La Salle coach Dunphy marks 600th career win

NCAABB

PHILADELPHIA — La Salle coach Fran Dunphy won his 600th career game, hitting the milestone Sunday in the Explorers’ 81-62 win over Coppin State.

Dunphy, 75, is the 43rd NCAA Division I coach to win 600 games.

Dunphy won 310 games as head coach at Penn from 1989 to 2006 and 270 at Temple from 2006 to 2019.

“I’ve been in coaching a lot of years and am appreciative of the guys that played for me,” Dunphy said Sunday.

Dunphy was coaxed out of retirement last season to lead the program where he served as co-captain and helped the Explorers to a 23-1 record in 1969 under coach Tom Gola. Dunphy led the Explorers to 15 wins last year, and they are 5-1 this season.

Hired as coach in 1989 after one season as an assistant under Tom Schneider, Dunphy had losing seasons his first two years at Penn before leading it to a 16-10 mark in 1991-92. That started a run of Ivy League dominance that included 10 Ivy League titles.

The Quakers won 48 straight Ivy League games from 1992 to 1996.

Dunphy succeeded Hall of Fame coach John Chaney at Temple in 2006 and led the Owls to eight NCAA tournament appearances. He led the Owls to some of their biggest upsets, including wins over No. 3 Villanova in 2009, No. 5 Duke in 2012, No. 3 Syracuse in 2012, No. 10 Kansas in 2014 and No. 8 SMU in 2016.
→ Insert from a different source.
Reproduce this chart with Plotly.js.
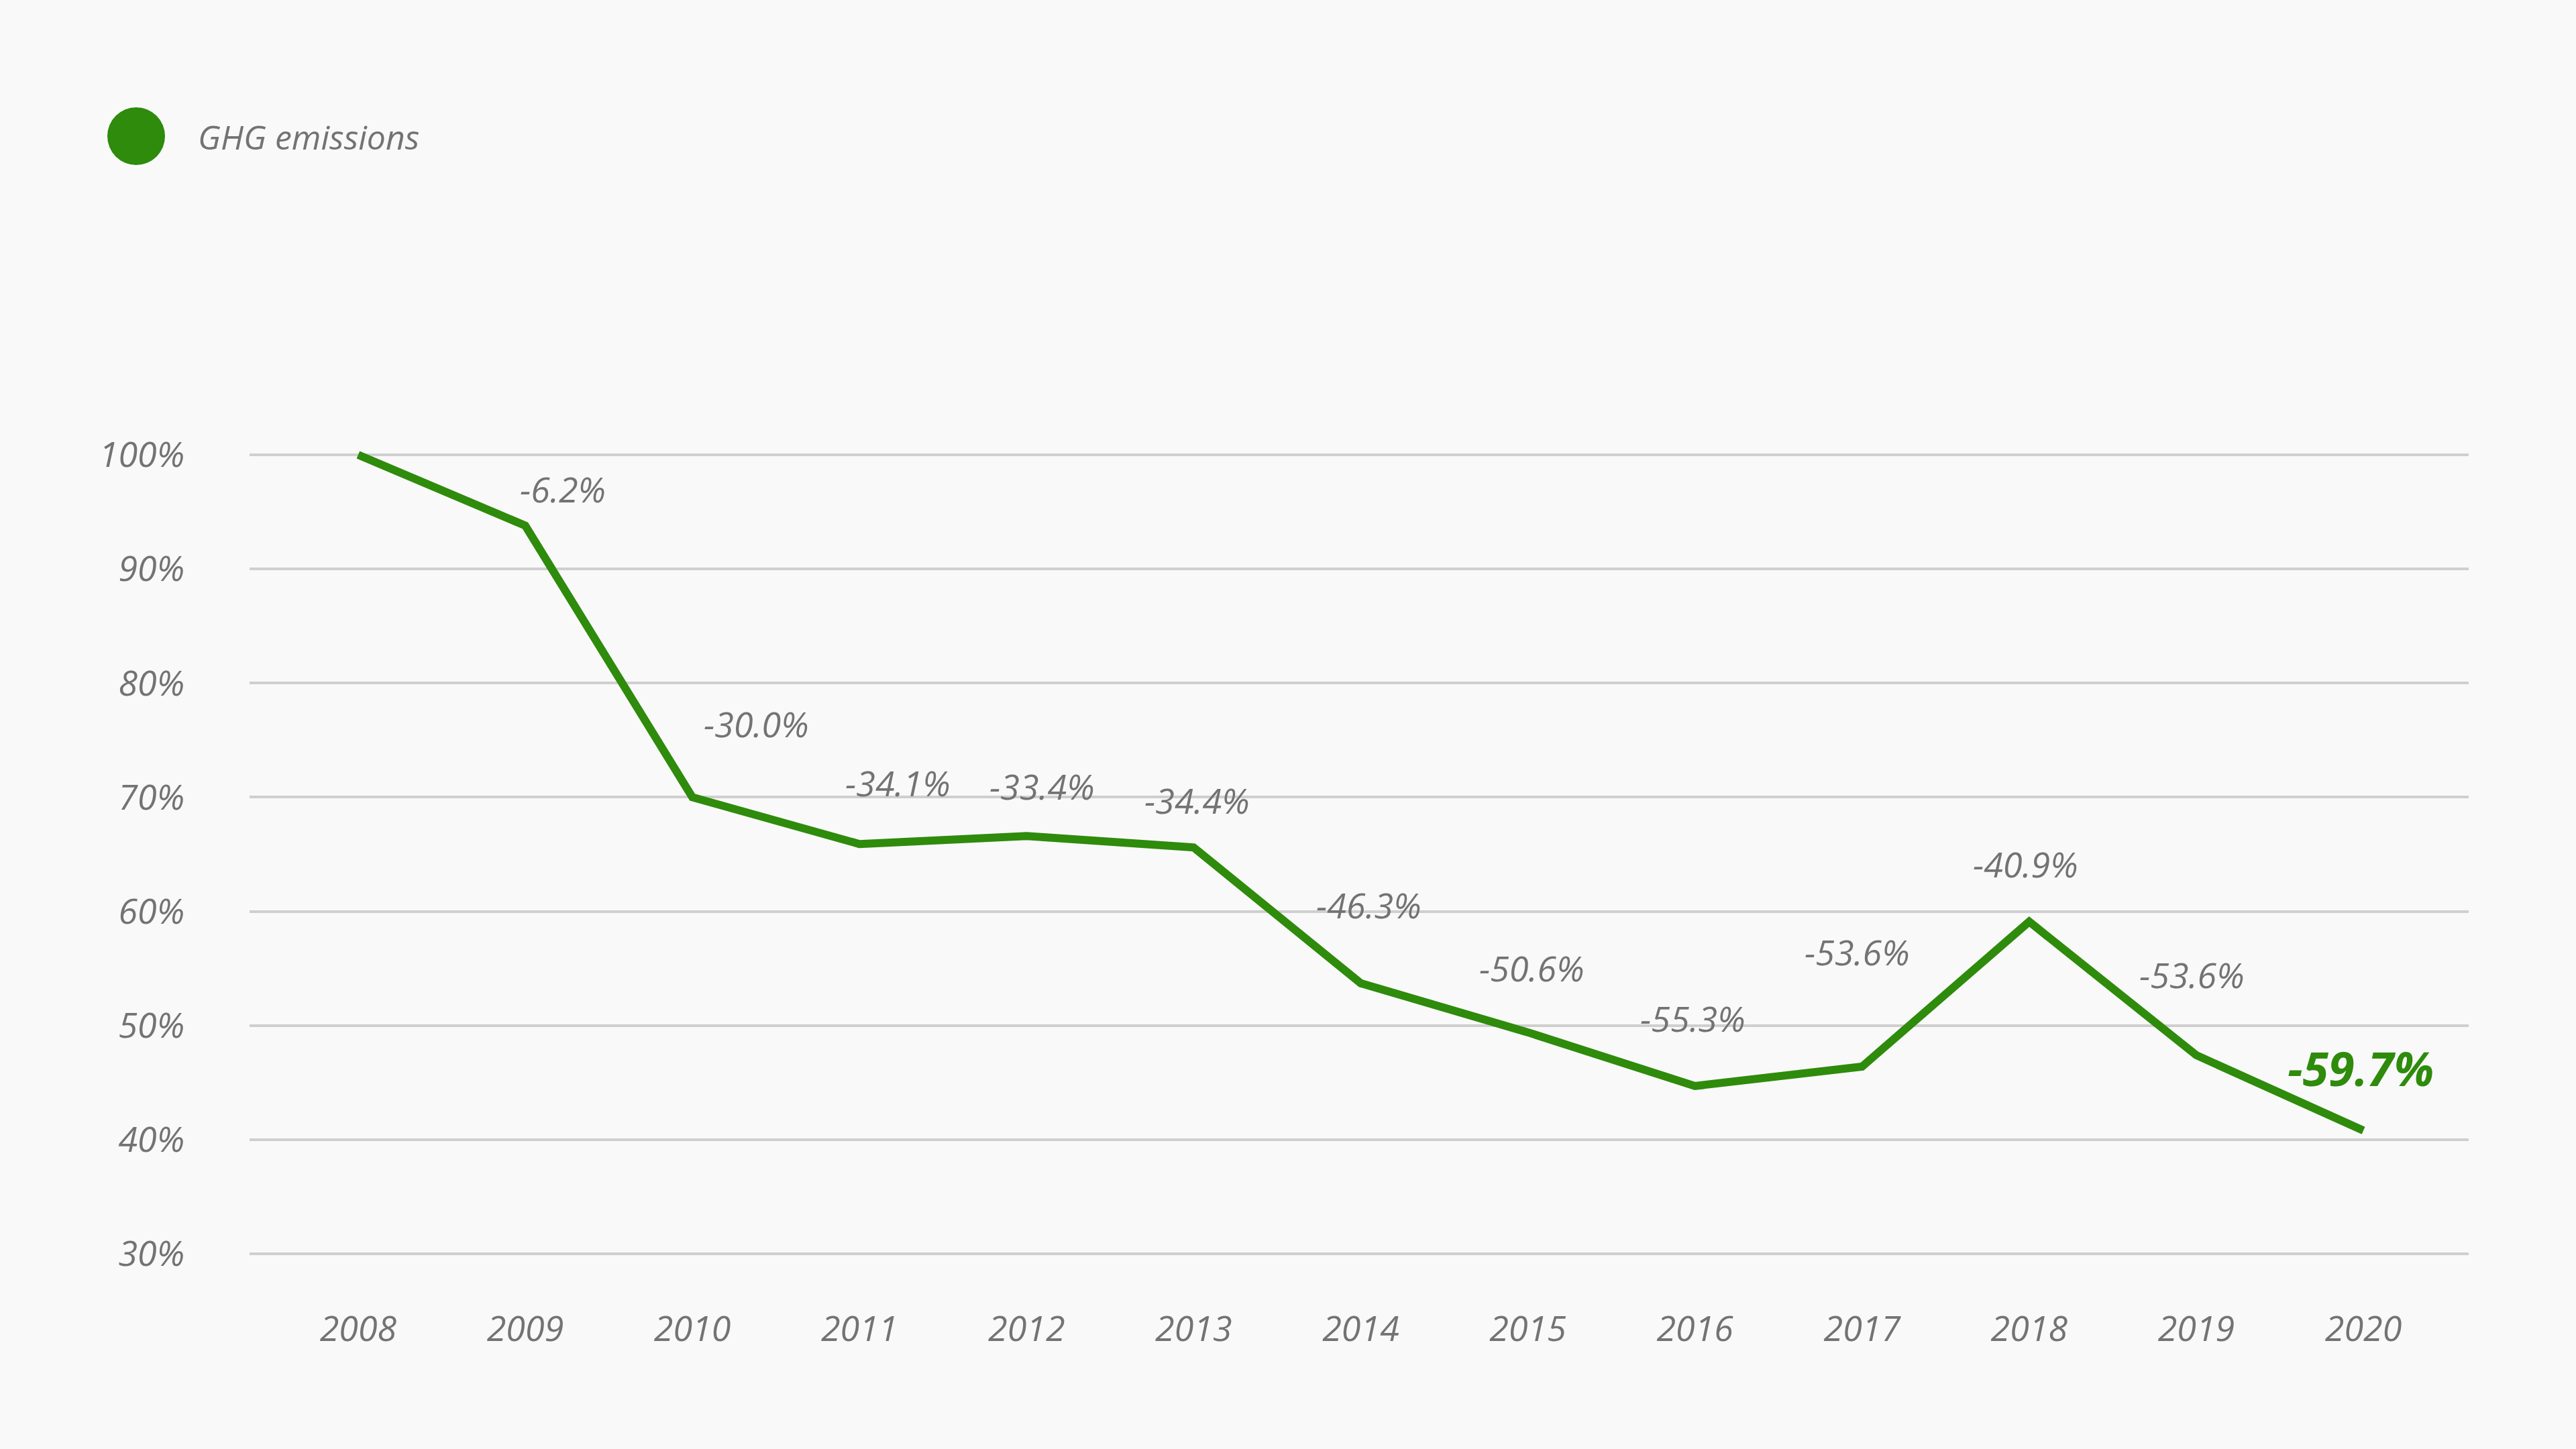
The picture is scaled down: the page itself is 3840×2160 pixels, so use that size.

He won the AAC championship in 2015-16 when the Owls went 14-4.

Dunphy also earned a master’s degree at Villanova and is the only person to coach three Big 5 teams.

La Salle won a national championship in 1954 and was national runner-ups in 1955. But NCAA tournament trips have been quite rare through the decades. The Explorers haven’t been a part of March Madness since a Sweet 16 run in 2013. They haven’t had a winning record since 2014-15.

Yet, Dunphy said shortly after he was hired last season he was excited about the chance to help lead La Salle toward better days on the court.

“I didn’t think it would happen like this, but there’s only one place where it would have happened, and that’s La Salle,” he said. “I appreciate their confidence that I could help. I’m doing a good job, then let me know. If it’s time for somebody else to do it, that’ll be OK, too.”

Dunphy was happy in retirement and wasn’t sure he wanted to return to coaching — even at La Salle — until “that last ask, I said, OK, I’ll try my best.”

His best has Dunphy at 600 wins and counting.